Aim ▸ Write the lines out again, from the top of the material to the line containing "from mpl_toolkits.mplot3d.art3d import", pictures excluded.

──────────

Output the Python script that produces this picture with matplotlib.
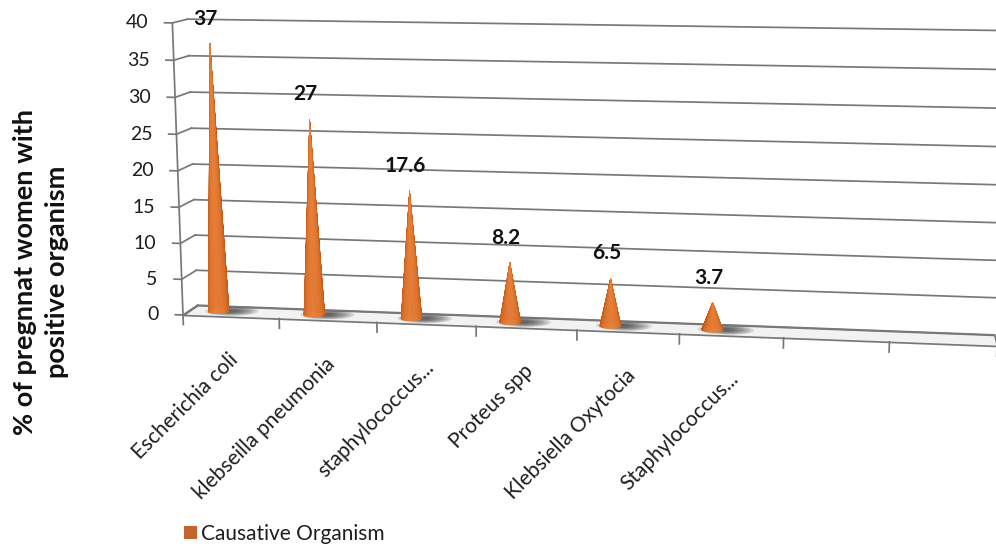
import numpy as np
import matplotlib.pyplot as plt
from matplotlib import transforms
from matplotlib.colors import to_rgb
from matplotlib.patches import Patch
from mpl_toolkits.mplot3d.art3d import Poly3DCollection

# data
organisms = ['Escherichia coli', 'klebseilla pneumonia', 'staphylococcus...',
             'Proteus spp', 'Klebsiella Oxytocia', 'Staphylococcus...']
percent = [37, 27, 17.6, 8.2, 6.5, 3.7]
y_ticks = [0, 5, 10, 15, 20, 25, 30, 35, 40]
series_name = 'Causative Organism'
y_title = '% of pregnnat women with\npositive organism'

n_slots = 8          # the sheet had two more (empty) categories
ymax = 40
W, H = 996, 548

# 3d box size (roughly in pixels) and camera
box_px = (810, 42.6, 297)
elev, azim = 9.8, -81.3
dist_ratio = 2.316   # camera distance / box width

plt.rcParams['font.family'] = ['Lato', 'DejaVu Sans']

fig = plt.figure(figsize=(W / 100, H / 100), dpi=100)
ax = fig.add_axes([0, 0, 1, 1], projection='3d', computed_zorder=False)
ax.set_axis_off()

grid_c = '#787878'
txt_c = '#1e1e1e'

# floor
floor = Poly3DCollection([[(0, 0, 0), (n_slots, 0, 0), (n_slots, 1, 0), (0, 1, 0)]],
                         facecolor='#f2f2f2', edgecolor=grid_c, linewidth=1.25,
                         zorder=1)
ax.add_collection3d(floor)

# walls: gridlines on the back wall and the left side
for v in y_ticks:
    ax.plot([0, n_slots], [1, 1], [v, v], color=grid_c, lw=1.25, zorder=2)
    ax.plot([0, 0], [0, 1], [v, v], color=grid_c, lw=1.25, zorder=2)
    ax.plot([0, -0.08], [0, 0], [v, v], color=grid_c, lw=1.25, zorder=2)
ax.plot([0, 0], [0, 0], [0, ymax], color=grid_c, lw=1.25, zorder=2)
for c in range(n_slots + 1):
    ax.plot([c, c], [0, 0], [0, -1.35], color=grid_c, lw=1.25, zorder=2)

# cone shadows on the floor
t = np.linspace(0, 2 * np.pi, 60)
for i in range(len(percent)):
    xc = i + 0.3
    for j in range(8):
        rx = 0.05 + 0.032 * j
        ry = 0.15 + 0.045 * j
        verts = [list(zip(xc + 0.13 + rx * np.cos(t),
                          np.clip(0.55 + ry * np.sin(t), 0, 1),
                          np.zeros_like(t)))]
        ax.add_collection3d(Poly3DCollection(verts, facecolor='#2e2e2e',
                                             edgecolor='none', alpha=0.14,
                                             zorder=1.5))

# cones
base_px = 10.5
theta = np.linspace(0, 2 * np.pi, 73)
S, TH = np.meshgrid([0.0, 1.0], theta, indexing='ij')
light = np.deg2rad(azim + 5)
tmid = theta + np.pi / 72
k_col = 0.5 + 0.5 * np.cos(tmid - light)
stops = [0.0, 0.55, 1.0]
pal = np.array([to_rgb(c) for c in ('#86340a', '#c65815', '#e98038')])
col = np.stack([np.interp(k_col, stops, pal[:, ch]) for ch in range(3)], axis=1)
fc = np.ones((2, len(theta), 4))
fc[:, :, :3] = col[None, :, :]

for i, v in enumerate(percent):
    xc = i + 0.3
    X = xc + base_px / (box_px[0] / n_slots) * (1 - S) * np.cos(TH)
    Y = 0.5 + base_px / box_px[1] * (1 - S) * np.sin(TH)
    Z = v * S
    ax.plot_surface(X, Y, Z, facecolors=fc, shade=False, rcount=2,
                    ccount=len(theta), linewidth=0.3, antialiased=True,
                    zorder=3)

# camera
ax.set_xlim(0, n_slots)
ax.set_ylim(0, 1)
ax.set_zlim(0, ymax)
ax.set_box_aspect(box_px)
ax.view_init(elev=elev, azim=azim)
ax.set_proj_type('persp', focal_length=dist_ratio * ax._box_aspect[0] / 10)


def to2d(x, y, z):
    p = ax.get_proj() @ np.array([x, y, z, 1.0])
    return p[0] / p[3], p[1] / p[3]


# place the box: front-left corner and front-right corner of the floor
ax0, ay0 = to2d(0, 0, 0)
bx0, _ = to2d(n_slots, 0, 0)
k = (997 - 183) / (bx0 - ax0)
vx0, vx1 = ax.viewLim.intervalx
vy0, vy1 = ax.viewLim.intervaly
left = 183 - k * (ax0 - vx0)
bottom = (H - 315) - k * (ay0 - vy0)
ax.set_position([left / W, bottom / H, k * (vx1 - vx0) / W, k * (vy1 - vy0) / H])


def shifted(dx, dy):
    return transforms.offset_copy(ax.transData, fig=fig, x=dx, y=dy, units='dots')


# value axis labels
for v in y_ticks:
    px, py = to2d(0, 0, v)
    ax.text2D(px, py, str(v), transform=shifted(-24, 0), ha='right', va='center',
              fontsize=14, color=txt_c, clip_on=False, zorder=5)

# category labels
for i, name in enumerate(organisms):
    px, py = to2d(i + 0.5, 0, 0)
    ax.text2D(px, py, name, transform=shifted(-3, -33), rotation=45,
              rotation_mode='anchor', ha='right', va='top', fontsize=15,
              color=txt_c, clip_on=False, zorder=5)

# data labels
for i, v in enumerate(percent):
    px, py = to2d(i + 0.3, 0.5, v)
    ax.text2D(px, py, f'{v:g}', transform=shifted(-4, 25), ha='center',
              va='center', fontsize=15, fontweight='bold', color='#111111',
              clip_on=False, zorder=5)

fig.text(41 / W, 1 - 272 / H, y_title, rotation=90, ha='center', va='center',
         fontsize=19.5, fontweight='bold', linespacing=1.4,
         multialignment='center', color='#111111')

fig.legend(handles=[Patch(facecolor='#c4632a')], labels=[series_name],
           loc='center left', bbox_to_anchor=(184 / W, 1 - 534 / H),
           frameon=False, fontsize=15, handlelength=0.62, handleheight=0.62,
           handletextpad=0.2, borderpad=0, borderaxespad=0, labelcolor=txt_c)

fig.savefig('out.png', dpi=100)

──────────

Exercise result ▸
Output the Python script that produces this picture with matplotlib.
import numpy as np
import matplotlib.pyplot as plt
from matplotlib import transforms
from matplotlib.colors import to_rgb
from matplotlib.patches import Patch
from mpl_toolkits.mplot3d.art3d import Poly3DCollection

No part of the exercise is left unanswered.